CROSS-EXAMINATION OF ACCUSED ON CRIMINAL RECORD

R. v. A.J.K., 2022 ONCA 487, June 24, 2022, at paragraphs 48 to 50:

Where an accused testifies, their criminal record is presumptively admissible for purposes of assessing their credibility as a witness. Section 12(1) of the CEA constitutes legislative recognition of the fact that prior convictions can be relevant to a witness’ credibility: see R. v. M.C., 2019 ONCA 502, 146 O.R. (3d) 493, at para. 53. This means that the “character of the witness, evidenced by the prior conviction(s), is a relevant fact in assessing the testimonial reliability of the witness”: M.C.,at para. 54; R. v. Corbett, [1988] 1 S.C.R. 670,at pp. 685-86.

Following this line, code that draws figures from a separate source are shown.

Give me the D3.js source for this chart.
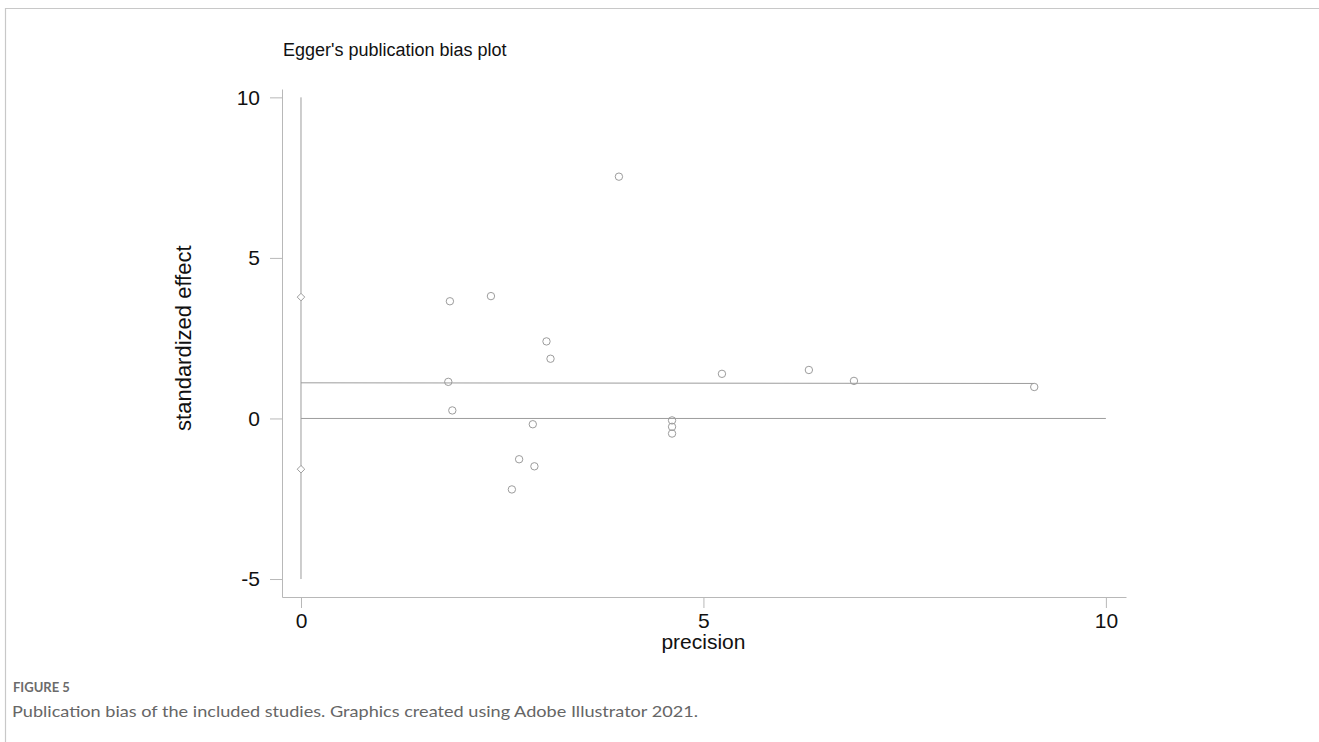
<!DOCTYPE html>
<html>
<head>
<meta charset="utf-8">
<script src="https://cdn.jsdelivr.net/npm/d3@7"></script>
<style>
  html, body { margin: 0; padding: 0; background: #fff; }
  svg { display: block; }
</style>
</head>
<body>
<svg id="chart" width="1319" height="742"></svg>
<script>
// Egger's test: standardized effect against precision for each study
const precision = [3.95, 1.85, 2.36, 3.05, 3.10, 1.83, 1.88, 2.88, 4.61, 4.61, 4.61, 2.71, 2.90, 2.62, 5.23, 6.31, 6.87, 9.11];
const stdEffect = [7.53, 3.65, 3.81, 2.40, 1.86, 1.14, 0.25, -0.18, -0.06, -0.26, -0.47, -1.27, -1.49, -2.21, 1.39, 1.51, 1.17, 0.98];

// fitted regression line (from precision 0 to the largest precision)
const fitX = [0, 9.11];
const fitY = [1.11, 1.09];

// 95% confidence interval of the intercept, marked at precision 0
const interceptCI = [-1.58, 3.78];

// reference lines
const refVertical = [-5, 10];   // at precision 0
const refHorizontal = [0, 10];  // at effect 0

const xTicks = [0, 5, 10];
const yTicks = [-5, 0, 5, 10];

const titleText = "Egger's publication bias plot";
const xTitle = "precision";
const yTitle = "standardized effect";
const figLabel = "FIGURE 5";
const caption = "Publication bias of the included studies. Graphics created using Adobe Illustrator 2021.";

const svg = d3.select("#chart");
const grey = "#9c9c9c";
const axisGrey = "#b8b8b8";
const tickFmt = d => String(d); // plain hyphen for negatives

// figure frame (top and left rules)
svg.append("path")
  .attr("d", "M5.5,742 V8.5 H1319")
  .attr("fill", "none")
  .attr("stroke", "#c8c8c8")
  .attr("stroke-width", 1.2);

const x = d3.scaleLinear().domain([-0.236, 10.25]).range([282, 1126]);
const y = d3.scaleLinear().domain([-5.56, 10.26]).range([597, 89]);

// axes
const xAxis = svg.append("g")
  .attr("transform", `translate(0,${y.range()[0]})`)
  .call(d3.axisBottom(x).tickValues(xTicks).tickSizeInner(11).tickSizeOuter(0).tickPadding(5).tickFormat(tickFmt));
const yAxis = svg.append("g")
  .attr("transform", `translate(${x.range()[0]},0)`)
  .call(d3.axisLeft(y).tickValues(yTicks).tickSizeInner(12).tickSizeOuter(0).tickPadding(10).tickFormat(tickFmt));

[xAxis, yAxis].forEach(g => {
  g.select(".domain").attr("stroke", axisGrey).attr("stroke-width", 1);
  g.selectAll(".tick line").attr("stroke", axisGrey).attr("stroke-width", 1);
  g.selectAll(".tick text")
    .attr("fill", "#111")
    .style("font-family", "'Liberation Sans', Arial, sans-serif")
    .style("font-size", "21px");
});

// reference lines
svg.append("line")
  .attr("x1", x(0)).attr("x2", x(0))
  .attr("y1", y(refVertical[0])).attr("y2", y(refVertical[1]))
  .attr("stroke", grey).attr("stroke-width", 1);
svg.append("line")
  .attr("x1", x(refHorizontal[0])).attr("x2", x(refHorizontal[1]))
  .attr("y1", y(0)).attr("y2", y(0))
  .attr("stroke", grey).attr("stroke-width", 1);

// regression line
svg.append("line")
  .attr("x1", x(fitX[0])).attr("x2", x(fitX[1]))
  .attr("y1", y(fitY[0])).attr("y2", y(fitY[1]))
  .attr("stroke", grey).attr("stroke-width", 1);

// intercept confidence limits as small diamonds
svg.append("g").selectAll("path")
  .data(interceptCI)
  .join("path")
  .attr("transform", d => `translate(${x(0)},${y(d)})`)
  .attr("d", d3.symbol(d3.symbolDiamond2, 36))
  .attr("fill", "#fff")
  .attr("stroke", grey)
  .attr("stroke-width", 1);

// study points
svg.append("g").selectAll("circle")
  .data(precision.map((p, i) => ({ p, e: stdEffect[i] })))
  .join("circle")
  .attr("cx", d => x(d.p))
  .attr("cy", d => y(d.e))
  .attr("r", 3.7)
  .attr("fill", "none")
  .attr("stroke", grey)
  .attr("stroke-width", 1);

// titles
svg.append("text")
  .attr("x", 283).attr("y", 56)
  .attr("fill", "#111")
  .style("font-family", "'Liberation Sans', Arial, sans-serif")
  .style("font-size", "18px")
  .text(titleText);

svg.append("text")
  .attr("x", x(5)).attr("y", 649)
  .attr("text-anchor", "middle")
  .attr("fill", "#111")
  .style("font-family", "'Liberation Sans', Arial, sans-serif")
  .style("font-size", "21px")
  .text(xTitle);

svg.append("text")
  .attr("transform", `translate(191,${y(2.5)}) rotate(-90)`)
  .attr("text-anchor", "middle")
  .attr("fill", "#111")
  .style("font-family", "'Liberation Sans', Arial, sans-serif")
  .style("font-size", "22px")
  .text(yTitle);

// figure caption
svg.append("text")
  .attr("x", 13).attr("y", 692)
  .attr("fill", "#6b6b6b")
  .style("font-family", "Lato, 'Open Sans', sans-serif")
  .style("font-weight", "700")
  .style("font-size", "13px")
  .text(figLabel);

svg.append("text")
  .attr("x", 12).attr("y", 717)
  .attr("fill", "#666")
  .style("font-family", "Lato, 'Open Sans', sans-serif")
  .style("font-size", "16px")
  .attr("textLength", 686)
  .attr("lengthAdjust", "spacingAndGlyphs")
  .text(caption);
</script>
</body>
</html>
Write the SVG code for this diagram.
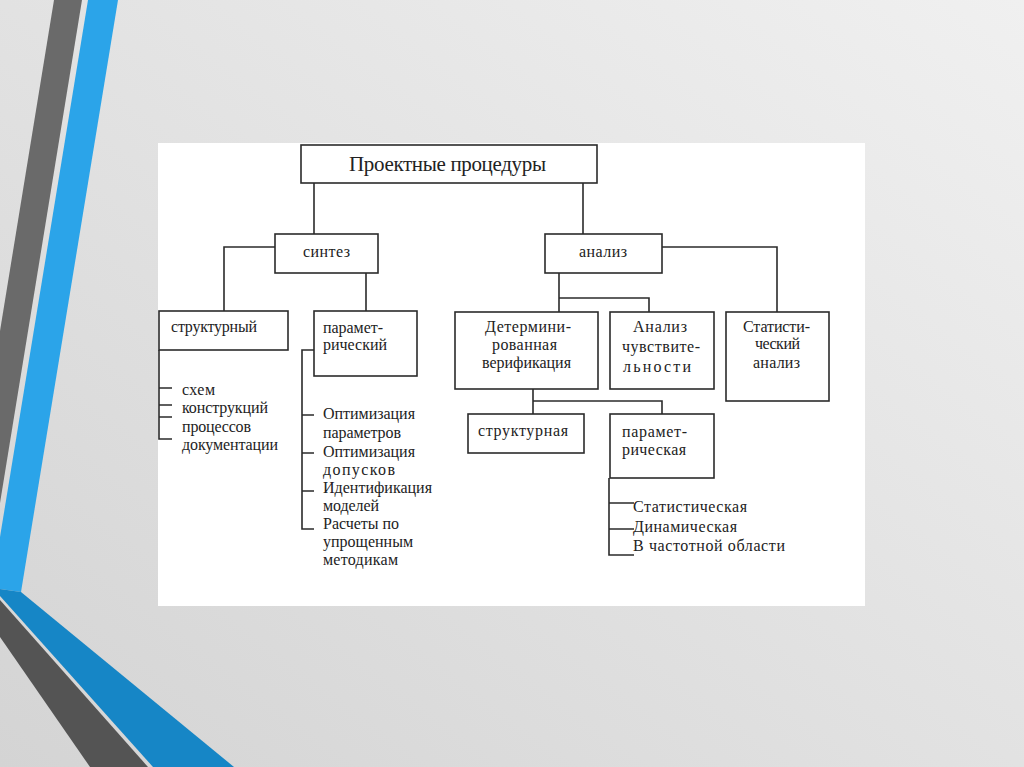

Even so, there is an accepted danger of propensity reasoning that accompanies an accused’s criminal record when it is elicited at the trial. Specifically, there is a danger the trier will reason that the accused has committed criminal offences in the past and, therefore, he is the type of person who would commit the alleged offence for which the accused is on trial.

Given the dangers associated with propensity reasoning, questioning an accused regarding a criminal record is limited to three areas: (1) the fact of conviction; (2) the date and place of conviction; and (3) the punishment imposed: Corbett, at pp. 696-97; M.C., at para. 55. The Crown is not permitted to ask questions about the conduct underlying the convictions or whether the accused testified at the trials leading to those convictions: Corbett, at pp. 696-97; M.C., at para. 55.